Information shown
------------------------------------------------------------
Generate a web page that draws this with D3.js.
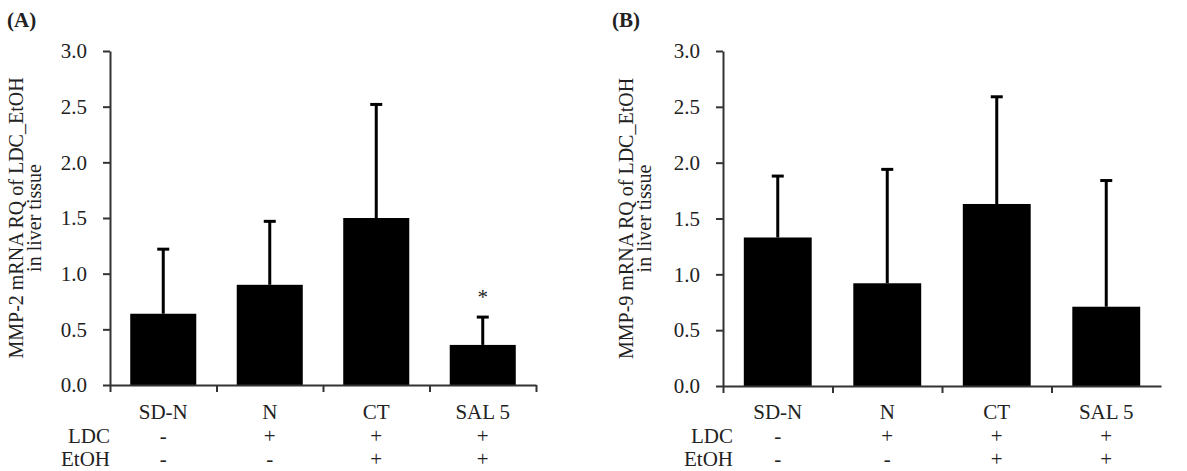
<!DOCTYPE html>
<html>
<head>
<meta charset="utf-8">
<script src="https://cdn.jsdelivr.net/npm/d3@7"></script>
<style>
  body { margin: 0; background: #fff; }
  text { font-family: "Liberation Serif", "Times New Roman", serif; fill: #222; }
</style>
</head>
<body>
<svg id="chart" width="1187" height="471"></svg>
<script>
// groups and treatment rows
const groups = ["SD-N", "N", "CT", "SAL 5"];
const ldcRow = ["-", "+", "+", "+"];
const etohRow = ["-", "-", "+", "+"];
const yTicks = [0, 0.5, 1.0, 1.5, 2.0, 2.5, 3.0];

// panel A: MMP-2
const mmp2Mean = [0.64, 0.90, 1.50, 0.36];
const mmp2Err = [0.58, 0.57, 1.02, 0.25];
const mmp2Sig = ["", "", "", "*"];

// panel B: MMP-9
const mmp9Mean = [1.33, 0.92, 1.63, 0.71];
const mmp9Err = [0.55, 1.02, 0.96, 1.13];
const mmp9Sig = ["", "", "", ""];

const svg = d3.select("svg#chart");

//draws one bar panel
function drawPanel(opt) {
  const g = svg.append("g");
  const x = d3.scaleBand().domain(groups).range([opt.x0, opt.x1])
    .paddingInner(0.38).paddingOuter(0.19);
  const y = d3.scaleLinear().domain([0, 3]).range([opt.yBottom, opt.yTop]);
  const edges = d3.scaleLinear().domain([0, groups.length]).range([opt.x0, opt.x1]);

  // bars
  g.selectAll("rect.bar").data(groups).join("rect")
    .attr("class", "bar")
    .attr("x", d => x(d))
    .attr("width", x.bandwidth())
    .attr("y", (d, i) => y(opt.mean[i]))
    .attr("height", (d, i) => y(0) - y(opt.mean[i]))
    .attr("fill", "#000");

  // error bars (upper only)
  const cx = d => x(d) + x.bandwidth() / 2;
  g.selectAll("line.err").data(groups).join("line")
    .attr("class", "err")
    .attr("x1", cx).attr("x2", cx)
    .attr("y1", (d, i) => y(opt.mean[i]))
    .attr("y2", (d, i) => y(opt.mean[i] + opt.err[i]))
    .attr("stroke", "#000").attr("stroke-width", 3);
  g.selectAll("line.cap").data(groups).join("line")
    .attr("class", "cap")
    .attr("x1", d => cx(d) - 6).attr("x2", d => cx(d) + 6)
    .attr("y1", (d, i) => y(opt.mean[i] + opt.err[i]))
    .attr("y2", (d, i) => y(opt.mean[i] + opt.err[i]))
    .attr("stroke", "#000").attr("stroke-width", 3);

  // significance marks
  g.selectAll("text.sig").data(groups).join("text")
    .attr("class", "sig")
    .attr("x", cx)
    .attr("y", (d, i) => y(opt.mean[i] + opt.err[i]) - 13)
    .attr("text-anchor", "middle")
    .style("font-size", "21px")
    .text((d, i) => opt.sig[i]);

  // y axis
  const yAxis = g.append("g").attr("transform", "translate(" + opt.x0 + ",0)")
    .call(d3.axisLeft(y).tickValues(yTicks).tickFormat(d3.format(".1f"))
      .tickSize(7).tickSizeOuter(0).tickPadding(16));
  yAxis.selectAll("path, line").attr("stroke", "#333").attr("stroke-width", 2);
  yAxis.selectAll("text").style("font-size", "21px").style("font-family", "Liberation Serif, serif").attr("fill", "#222");

  // x axis with ticks on group edges
  const xAxis = g.append("g").attr("transform", "translate(0," + y(0) + ")")
    .call(d3.axisBottom(edges).tickValues(d3.range(opt.tickCount)).tickFormat("")
      .tickSize(7).tickSizeOuter(0));
  xAxis.selectAll("path, line").attr("stroke", "#333").attr("stroke-width", 2);

  // category labels and treatment rows
  g.selectAll("text.cat").data(groups).join("text")
    .attr("class", "cat").attr("x", cx).attr("y", 419)
    .attr("text-anchor", "middle").style("font-size", "21px").text(d => d);
  g.selectAll("text.ldc").data(groups).join("text")
    .attr("class", "ldc").attr("x", cx).attr("y", 443)
    .attr("text-anchor", "middle").style("font-size", "21px").text((d, i) => ldcRow[i]);
  g.selectAll("text.etoh").data(groups).join("text")
    .attr("class", "etoh").attr("x", cx).attr("y", 466)
    .attr("text-anchor", "middle").style("font-size", "21px").text((d, i) => etohRow[i]);
  g.append("text").attr("x", opt.rowX).attr("y", 443).attr("text-anchor", "end")
    .style("font-size", "21px").text("LDC");
  g.append("text").attr("x", opt.rowX).attr("y", 466).attr("text-anchor", "end")
    .style("font-size", "21px").text("EtOH");

  // y axis title, two lines
  const midY = (opt.yTop + opt.yBottom) / 2;
  g.append("text")
    .attr("transform", "translate(" + opt.titleX1 + "," + midY + ") rotate(-90)")
    .attr("text-anchor", "middle").style("font-size", "20px").text(opt.title);
  g.append("text")
    .attr("transform", "translate(" + opt.titleX2 + "," + midY + ") rotate(-90)")
    .attr("text-anchor", "middle").style("font-size", "20px").text("in liver tissue");

  // panel letter
  g.append("text").attr("x", opt.letterX).attr("y", 27)
    .style("font-size", "21px").style("font-weight", "bold").text(opt.letter);
}

drawPanel({
  x0: 110, x1: 536, yBottom: 385, yTop: 51, tickCount: 5,
  mean: mmp2Mean, err: mmp2Err, sig: mmp2Sig,
  rowX: 110, titleX1: 23, titleX2: 41, letterX: 7, letter: "(A)",
  title: "MMP-2 mRNA RQ of LDC_EtOH"
});

drawPanel({
  x0: 723, x1: 1161, yBottom: 386, yTop: 51, tickCount: 4,
  mean: mmp9Mean, err: mmp9Err, sig: mmp9Sig,
  rowX: 733, titleX1: 633, titleX2: 651, letterX: 612, letter: "(B)",
  title: "MMP-9 mRNA RQ of LDC_EtOH"
});
</script>
</body>
</html>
------------------------------------------------------------
What to do
Give the data again exactly as written, with all pictures left out.

Task response
Generate a web page that draws this with D3.js.
<!DOCTYPE html>
<html>
<head>
<meta charset="utf-8">
<script src="https://cdn.jsdelivr.net/npm/d3@7"></script>
<style>
  body { margin: 0; background: #fff; }
  text { font-family: "Liberation Serif", "Times New Roman", serif; fill: #222; }
</style>
</head>
<body>
<svg id="chart" width="1187" height="471"></svg>
<script>
// groups and treatment rows
const groups = ["SD-N", "N", "CT", "SAL 5"];
const ldcRow = ["-", "+", "+", "+"];
const etohRow = ["-", "-", "+", "+"];
const yTicks = [0, 0.5, 1.0, 1.5, 2.0, 2.5, 3.0];

// panel A: MMP-2
const mmp2Mean = [0.64, 0.90, 1.50, 0.36];
const mmp2Err = [0.58, 0.57, 1.02, 0.25];
const mmp2Sig = ["", "", "", "*"];

// panel B: MMP-9
const mmp9Mean = [1.33, 0.92, 1.63, 0.71];
const mmp9Err = [0.55, 1.02, 0.96, 1.13];
const mmp9Sig = ["", "", "", ""];

const svg = d3.select("svg#chart");

//draws one bar panel
function drawPanel(opt) {
  const g = svg.append("g");
  const x = d3.scaleBand().domain(groups).range([opt.x0, opt.x1])
    .paddingInner(0.38).paddingOuter(0.19);
  const y = d3.scaleLinear().domain([0, 3]).range([opt.yBottom, opt.yTop]);
  const edges = d3.scaleLinear().domain([0, groups.length]).range([opt.x0, opt.x1]);

  // bars
  g.selectAll("rect.bar").data(groups).join("rect")
    .attr("class", "bar")
    .attr("x", d => x(d))
    .attr("width", x.bandwidth())
    .attr("y", (d, i) => y(opt.mean[i]))
    .attr("height", (d, i) => y(0) - y(opt.mean[i]))
    .attr("fill", "#000");

  // error bars (upper only)
  const cx = d => x(d) + x.bandwidth() / 2;
  g.selectAll("line.err").data(groups).join("line")
    .attr("class", "err")
    .attr("x1", cx).attr("x2", cx)
    .attr("y1", (d, i) => y(opt.mean[i]))
    .attr("y2", (d, i) => y(opt.mean[i] + opt.err[i]))
    .attr("stroke", "#000").attr("stroke-width", 3);
  g.selectAll("line.cap").data(groups).join("line")
    .attr("class", "cap")
    .attr("x1", d => cx(d) - 6).attr("x2", d => cx(d) + 6)
    .attr("y1", (d, i) => y(opt.mean[i] + opt.err[i]))
    .attr("y2", (d, i) => y(opt.mean[i] + opt.err[i]))
    .attr("stroke", "#000").attr("stroke-width", 3);

  // significance marks
  g.selectAll("text.sig").data(groups).join("text")
    .attr("class", "sig")
    .attr("x", cx)
    .attr("y", (d, i) => y(opt.mean[i] + opt.err[i]) - 13)
    .attr("text-anchor", "middle")
    .style("font-size", "21px")
    .text((d, i) => opt.sig[i]);

  // y axis
  const yAxis = g.append("g").attr("transform", "translate(" + opt.x0 + ",0)")
    .call(d3.axisLeft(y).tickValues(yTicks).tickFormat(d3.format(".1f"))
      .tickSize(7).tickSizeOuter(0).tickPadding(16));
  yAxis.selectAll("path, line").attr("stroke", "#333").attr("stroke-width", 2);
  yAxis.selectAll("text").style("font-size", "21px").style("font-family", "Liberation Serif, serif").attr("fill", "#222");

  // x axis with ticks on group edges
  const xAxis = g.append("g").attr("transform", "translate(0," + y(0) + ")")
    .call(d3.axisBottom(edges).tickValues(d3.range(opt.tickCount)).tickFormat("")
      .tickSize(7).tickSizeOuter(0));
  xAxis.selectAll("path, line").attr("stroke", "#333").attr("stroke-width", 2);

  // category labels and treatment rows
  g.selectAll("text.cat").data(groups).join("text")
    .attr("class", "cat").attr("x", cx).attr("y", 419)
    .attr("text-anchor", "middle").style("font-size", "21px").text(d => d);
  g.selectAll("text.ldc").data(groups).join("text")
    .attr("class", "ldc").attr("x", cx).attr("y", 443)
    .attr("text-anchor", "middle").style("font-size", "21px").text((d, i) => ldcRow[i]);
  g.selectAll("text.etoh").data(groups).join("text")
    .attr("class", "etoh").attr("x", cx).attr("y", 466)
    .attr("text-anchor", "middle").style("font-size", "21px").text((d, i) => etohRow[i]);
  g.append("text").attr("x", opt.rowX).attr("y", 443).attr("text-anchor", "end")
    .style("font-size", "21px").text("LDC");
  g.append("text").attr("x", opt.rowX).attr("y", 466).attr("text-anchor", "end")
    .style("font-size", "21px").text("EtOH");

  // y axis title, two lines
  const midY = (opt.yTop + opt.yBottom) / 2;
  g.append("text")
    .attr("transform", "translate(" + opt.titleX1 + "," + midY + ") rotate(-90)")
    .attr("text-anchor", "middle").style("font-size", "20px").text(opt.title);
  g.append("text")
    .attr("transform", "translate(" + opt.titleX2 + "," + midY + ") rotate(-90)")
    .attr("text-anchor", "middle").style("font-size", "20px").text("in liver tissue");

  // panel letter
  g.append("text").attr("x", opt.letterX).attr("y", 27)
    .style("font-size", "21px").style("font-weight", "bold").text(opt.letter);
}

drawPanel({
  x0: 110, x1: 536, yBottom: 385, yTop: 51, tickCount: 5,
  mean: mmp2Mean, err: mmp2Err, sig: mmp2Sig,
  rowX: 110, titleX1: 23, titleX2: 41, letterX: 7, letter: "(A)",
  title: "MMP-2 mRNA RQ of LDC_EtOH"
});

drawPanel({
  x0: 723, x1: 1161, yBottom: 386, yTop: 51, tickCount: 4,
  mean: mmp9Mean, err: mmp9Err, sig: mmp9Sig,
  rowX: 733, titleX1: 633, titleX2: 651, letterX: 612, letter: "(B)",
  title: "MMP-9 mRNA RQ of LDC_EtOH"
});
</script>
</body>
</html>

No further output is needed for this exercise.